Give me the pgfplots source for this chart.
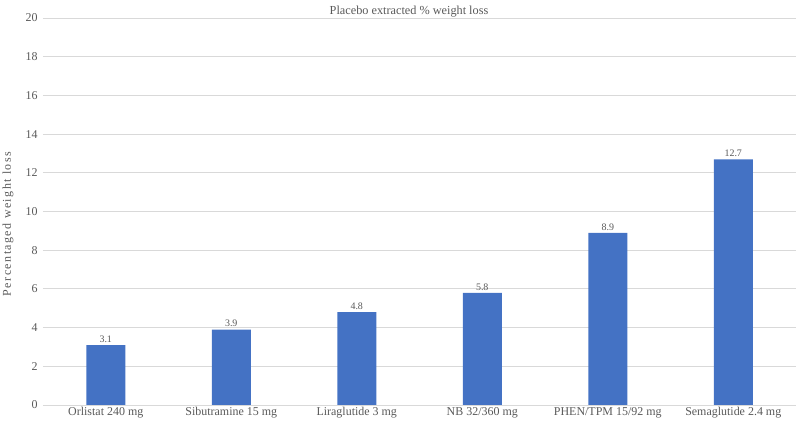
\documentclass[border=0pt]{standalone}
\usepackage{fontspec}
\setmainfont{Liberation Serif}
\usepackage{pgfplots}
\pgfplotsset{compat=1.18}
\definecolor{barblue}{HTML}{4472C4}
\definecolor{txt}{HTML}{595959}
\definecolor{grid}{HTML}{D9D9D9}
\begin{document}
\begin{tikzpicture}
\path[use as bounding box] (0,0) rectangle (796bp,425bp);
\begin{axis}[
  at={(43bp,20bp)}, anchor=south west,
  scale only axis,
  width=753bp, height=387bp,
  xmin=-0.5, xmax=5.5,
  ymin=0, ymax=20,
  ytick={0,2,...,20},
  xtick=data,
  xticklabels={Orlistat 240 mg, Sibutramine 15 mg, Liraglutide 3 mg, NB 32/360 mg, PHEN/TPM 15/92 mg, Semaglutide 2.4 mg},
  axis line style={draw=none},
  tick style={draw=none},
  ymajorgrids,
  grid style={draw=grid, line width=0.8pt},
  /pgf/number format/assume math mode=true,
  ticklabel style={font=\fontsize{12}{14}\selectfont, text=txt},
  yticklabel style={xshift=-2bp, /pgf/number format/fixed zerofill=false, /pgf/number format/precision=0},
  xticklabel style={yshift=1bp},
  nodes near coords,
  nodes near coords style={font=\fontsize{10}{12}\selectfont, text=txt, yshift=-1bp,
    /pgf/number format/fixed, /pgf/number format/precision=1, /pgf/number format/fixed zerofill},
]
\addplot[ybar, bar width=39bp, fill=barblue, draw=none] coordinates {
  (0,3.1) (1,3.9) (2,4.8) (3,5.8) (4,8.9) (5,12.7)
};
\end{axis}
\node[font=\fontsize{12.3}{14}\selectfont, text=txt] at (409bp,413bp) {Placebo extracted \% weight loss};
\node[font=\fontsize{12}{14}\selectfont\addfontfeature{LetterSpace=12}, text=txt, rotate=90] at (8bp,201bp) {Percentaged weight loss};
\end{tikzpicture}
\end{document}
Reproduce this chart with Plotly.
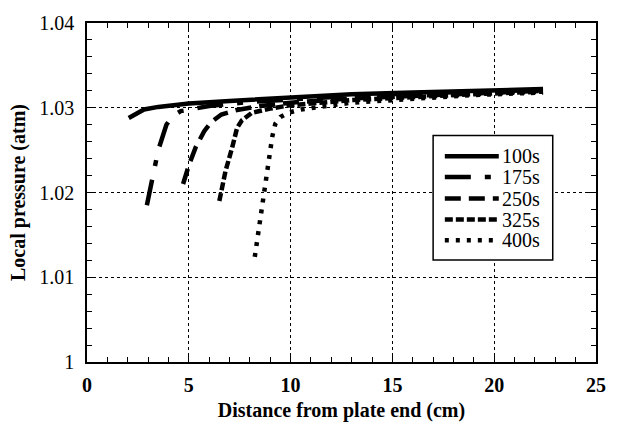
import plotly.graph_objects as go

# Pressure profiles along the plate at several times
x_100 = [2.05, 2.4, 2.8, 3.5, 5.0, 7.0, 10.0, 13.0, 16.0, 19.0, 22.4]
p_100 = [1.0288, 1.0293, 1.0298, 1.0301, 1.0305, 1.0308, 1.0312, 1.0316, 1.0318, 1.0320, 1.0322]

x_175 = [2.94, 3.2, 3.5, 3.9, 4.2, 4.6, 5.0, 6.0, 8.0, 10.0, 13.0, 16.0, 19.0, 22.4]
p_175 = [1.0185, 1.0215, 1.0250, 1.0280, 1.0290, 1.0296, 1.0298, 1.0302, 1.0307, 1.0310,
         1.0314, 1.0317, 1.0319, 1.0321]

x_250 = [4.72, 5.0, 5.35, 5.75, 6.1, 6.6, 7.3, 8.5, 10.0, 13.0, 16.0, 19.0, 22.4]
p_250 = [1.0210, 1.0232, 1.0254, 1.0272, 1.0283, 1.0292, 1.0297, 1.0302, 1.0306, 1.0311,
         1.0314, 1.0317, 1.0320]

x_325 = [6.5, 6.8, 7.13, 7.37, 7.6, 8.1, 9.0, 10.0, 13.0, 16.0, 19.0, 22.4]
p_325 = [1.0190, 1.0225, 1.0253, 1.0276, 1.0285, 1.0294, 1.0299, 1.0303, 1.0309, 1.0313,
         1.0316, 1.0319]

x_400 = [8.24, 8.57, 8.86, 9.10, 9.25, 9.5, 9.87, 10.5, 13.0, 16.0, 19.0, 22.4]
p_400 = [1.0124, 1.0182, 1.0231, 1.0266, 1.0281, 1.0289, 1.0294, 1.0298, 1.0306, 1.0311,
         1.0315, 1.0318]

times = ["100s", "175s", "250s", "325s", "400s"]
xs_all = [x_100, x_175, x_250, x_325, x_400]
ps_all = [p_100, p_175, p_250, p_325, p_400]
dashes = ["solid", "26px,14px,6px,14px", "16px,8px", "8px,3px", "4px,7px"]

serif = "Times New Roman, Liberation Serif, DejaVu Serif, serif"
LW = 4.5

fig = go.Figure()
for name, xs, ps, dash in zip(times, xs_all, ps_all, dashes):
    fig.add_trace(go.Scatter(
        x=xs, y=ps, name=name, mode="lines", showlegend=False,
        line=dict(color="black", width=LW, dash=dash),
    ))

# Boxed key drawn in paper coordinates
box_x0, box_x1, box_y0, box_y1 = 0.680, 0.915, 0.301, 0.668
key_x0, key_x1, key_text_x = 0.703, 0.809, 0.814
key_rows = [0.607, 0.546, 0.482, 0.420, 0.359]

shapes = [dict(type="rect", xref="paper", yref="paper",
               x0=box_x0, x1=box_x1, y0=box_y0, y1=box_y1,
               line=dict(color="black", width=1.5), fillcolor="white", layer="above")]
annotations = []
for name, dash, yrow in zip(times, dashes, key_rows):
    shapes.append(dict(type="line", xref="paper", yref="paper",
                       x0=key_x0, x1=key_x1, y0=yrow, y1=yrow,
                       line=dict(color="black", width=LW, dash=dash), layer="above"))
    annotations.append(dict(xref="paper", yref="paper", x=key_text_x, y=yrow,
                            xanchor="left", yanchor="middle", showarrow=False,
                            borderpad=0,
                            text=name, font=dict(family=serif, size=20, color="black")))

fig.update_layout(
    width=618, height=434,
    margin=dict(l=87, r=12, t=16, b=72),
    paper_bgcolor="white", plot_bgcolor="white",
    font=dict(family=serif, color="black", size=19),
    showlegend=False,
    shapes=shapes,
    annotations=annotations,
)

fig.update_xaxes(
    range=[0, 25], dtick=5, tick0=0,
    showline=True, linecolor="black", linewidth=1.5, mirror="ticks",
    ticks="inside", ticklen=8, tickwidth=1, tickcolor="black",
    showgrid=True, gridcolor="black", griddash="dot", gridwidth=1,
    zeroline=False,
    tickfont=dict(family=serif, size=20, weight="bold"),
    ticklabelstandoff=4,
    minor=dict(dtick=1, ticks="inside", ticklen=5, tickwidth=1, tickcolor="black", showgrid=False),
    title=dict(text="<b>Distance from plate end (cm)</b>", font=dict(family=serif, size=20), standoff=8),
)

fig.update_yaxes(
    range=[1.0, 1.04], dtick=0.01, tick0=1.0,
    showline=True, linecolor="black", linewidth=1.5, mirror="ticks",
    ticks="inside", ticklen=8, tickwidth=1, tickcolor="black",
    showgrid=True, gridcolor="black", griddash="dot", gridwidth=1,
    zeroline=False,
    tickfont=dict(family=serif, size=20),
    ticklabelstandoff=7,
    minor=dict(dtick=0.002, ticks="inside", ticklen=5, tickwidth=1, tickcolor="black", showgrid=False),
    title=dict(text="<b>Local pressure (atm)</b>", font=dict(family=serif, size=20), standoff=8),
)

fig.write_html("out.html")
************
> **Task to complete**
Reproduce each record from above exactly; pictures do not belong in the copy.

> **Complete output**
Give me the pgfplots source for this chart.
\documentclass[border=0pt]{standalone}
\usepackage{fontspec}
\setmainfont{Liberation Serif}
\usepackage{pgfplots}
\pgfplotsset{compat=1.18}
\definecolor{barblue}{HTML}{4472C4}
\definecolor{txt}{HTML}{595959}
\definecolor{grid}{HTML}{D9D9D9}
\begin{document}
\begin{tikzpicture}
\path[use as bounding box] (0,0) rectangle (796bp,425bp);
\begin{axis}[
  at={(43bp,20bp)}, anchor=south west,
  scale only axis,
  width=753bp, height=387bp,
  xmin=-0.5, xmax=5.5,
  ymin=0, ymax=20,
  ytick={0,2,...,20},
  xtick=data,
  xticklabels={Orlistat 240 mg, Sibutramine 15 mg, Liraglutide 3 mg, NB 32/360 mg, PHEN/TPM 15/92 mg, Semaglutide 2.4 mg},
  axis line style={draw=none},
  tick style={draw=none},
  ymajorgrids,
  grid style={draw=grid, line width=0.8pt},
  /pgf/number format/assume math mode=true,
  ticklabel style={font=\fontsize{12}{14}\selectfont, text=txt},
  yticklabel style={xshift=-2bp, /pgf/number format/fixed zerofill=false, /pgf/number format/precision=0},
  xticklabel style={yshift=1bp},
  nodes near coords,
  nodes near coords style={font=\fontsize{10}{12}\selectfont, text=txt, yshift=-1bp,
    /pgf/number format/fixed, /pgf/number format/precision=1, /pgf/number format/fixed zerofill},
]
\addplot[ybar, bar width=39bp, fill=barblue, draw=none] coordinates {
  (0,3.1) (1,3.9) (2,4.8) (3,5.8) (4,8.9) (5,12.7)
};
\end{axis}
\node[font=\fontsize{12.3}{14}\selectfont, text=txt] at (409bp,413bp) {Placebo extracted \% weight loss};
\node[font=\fontsize{12}{14}\selectfont\addfontfeature{LetterSpace=12}, text=txt, rotate=90] at (8bp,201bp) {Percentaged weight loss};
\end{tikzpicture}
\end{document}
Reproduce this chart with Plotly.
import plotly.graph_objects as go

# Pressure profiles along the plate at several times
x_100 = [2.05, 2.4, 2.8, 3.5, 5.0, 7.0, 10.0, 13.0, 16.0, 19.0, 22.4]
p_100 = [1.0288, 1.0293, 1.0298, 1.0301, 1.0305, 1.0308, 1.0312, 1.0316, 1.0318, 1.0320, 1.0322]

x_175 = [2.94, 3.2, 3.5, 3.9, 4.2, 4.6, 5.0, 6.0, 8.0, 10.0, 13.0, 16.0, 19.0, 22.4]
p_175 = [1.0185, 1.0215, 1.0250, 1.0280, 1.0290, 1.0296, 1.0298, 1.0302, 1.0307, 1.0310,
         1.0314, 1.0317, 1.0319, 1.0321]

x_250 = [4.72, 5.0, 5.35, 5.75, 6.1, 6.6, 7.3, 8.5, 10.0, 13.0, 16.0, 19.0, 22.4]
p_250 = [1.0210, 1.0232, 1.0254, 1.0272, 1.0283, 1.0292, 1.0297, 1.0302, 1.0306, 1.0311,
         1.0314, 1.0317, 1.0320]

x_325 = [6.5, 6.8, 7.13, 7.37, 7.6, 8.1, 9.0, 10.0, 13.0, 16.0, 19.0, 22.4]
p_325 = [1.0190, 1.0225, 1.0253, 1.0276, 1.0285, 1.0294, 1.0299, 1.0303, 1.0309, 1.0313,
         1.0316, 1.0319]

x_400 = [8.24, 8.57, 8.86, 9.10, 9.25, 9.5, 9.87, 10.5, 13.0, 16.0, 19.0, 22.4]
p_400 = [1.0124, 1.0182, 1.0231, 1.0266, 1.0281, 1.0289, 1.0294, 1.0298, 1.0306, 1.0311,
         1.0315, 1.0318]

times = ["100s", "175s", "250s", "325s", "400s"]
xs_all = [x_100, x_175, x_250, x_325, x_400]
ps_all = [p_100, p_175, p_250, p_325, p_400]
dashes = ["solid", "26px,14px,6px,14px", "16px,8px", "8px,3px", "4px,7px"]

serif = "Times New Roman, Liberation Serif, DejaVu Serif, serif"
LW = 4.5

fig = go.Figure()
for name, xs, ps, dash in zip(times, xs_all, ps_all, dashes):
    fig.add_trace(go.Scatter(
        x=xs, y=ps, name=name, mode="lines", showlegend=False,
        line=dict(color="black", width=LW, dash=dash),
    ))

# Boxed key drawn in paper coordinates
box_x0, box_x1, box_y0, box_y1 = 0.680, 0.915, 0.301, 0.668
key_x0, key_x1, key_text_x = 0.703, 0.809, 0.814
key_rows = [0.607, 0.546, 0.482, 0.420, 0.359]

shapes = [dict(type="rect", xref="paper", yref="paper",
               x0=box_x0, x1=box_x1, y0=box_y0, y1=box_y1,
               line=dict(color="black", width=1.5), fillcolor="white", layer="above")]
annotations = []
for name, dash, yrow in zip(times, dashes, key_rows):
    shapes.append(dict(type="line", xref="paper", yref="paper",
                       x0=key_x0, x1=key_x1, y0=yrow, y1=yrow,
                       line=dict(color="black", width=LW, dash=dash), layer="above"))
    annotations.append(dict(xref="paper", yref="paper", x=key_text_x, y=yrow,
                            xanchor="left", yanchor="middle", showarrow=False,
                            borderpad=0,
                            text=name, font=dict(family=serif, size=20, color="black")))

fig.update_layout(
    width=618, height=434,
    margin=dict(l=87, r=12, t=16, b=72),
    paper_bgcolor="white", plot_bgcolor="white",
    font=dict(family=serif, color="black", size=19),
    showlegend=False,
    shapes=shapes,
    annotations=annotations,
)

fig.update_xaxes(
    range=[0, 25], dtick=5, tick0=0,
    showline=True, linecolor="black", linewidth=1.5, mirror="ticks",
    ticks="inside", ticklen=8, tickwidth=1, tickcolor="black",
    showgrid=True, gridcolor="black", griddash="dot", gridwidth=1,
    zeroline=False,
    tickfont=dict(family=serif, size=20, weight="bold"),
    ticklabelstandoff=4,
    minor=dict(dtick=1, ticks="inside", ticklen=5, tickwidth=1, tickcolor="black", showgrid=False),
    title=dict(text="<b>Distance from plate end (cm)</b>", font=dict(family=serif, size=20), standoff=8),
)

fig.update_yaxes(
    range=[1.0, 1.04], dtick=0.01, tick0=1.0,
    showline=True, linecolor="black", linewidth=1.5, mirror="ticks",
    ticks="inside", ticklen=8, tickwidth=1, tickcolor="black",
    showgrid=True, gridcolor="black", griddash="dot", gridwidth=1,
    zeroline=False,
    tickfont=dict(family=serif, size=20),
    ticklabelstandoff=7,
    minor=dict(dtick=0.002, ticks="inside", ticklen=5, tickwidth=1, tickcolor="black", showgrid=False),
    title=dict(text="<b>Local pressure (atm)</b>", font=dict(family=serif, size=20), standoff=8),
)

fig.write_html("out.html")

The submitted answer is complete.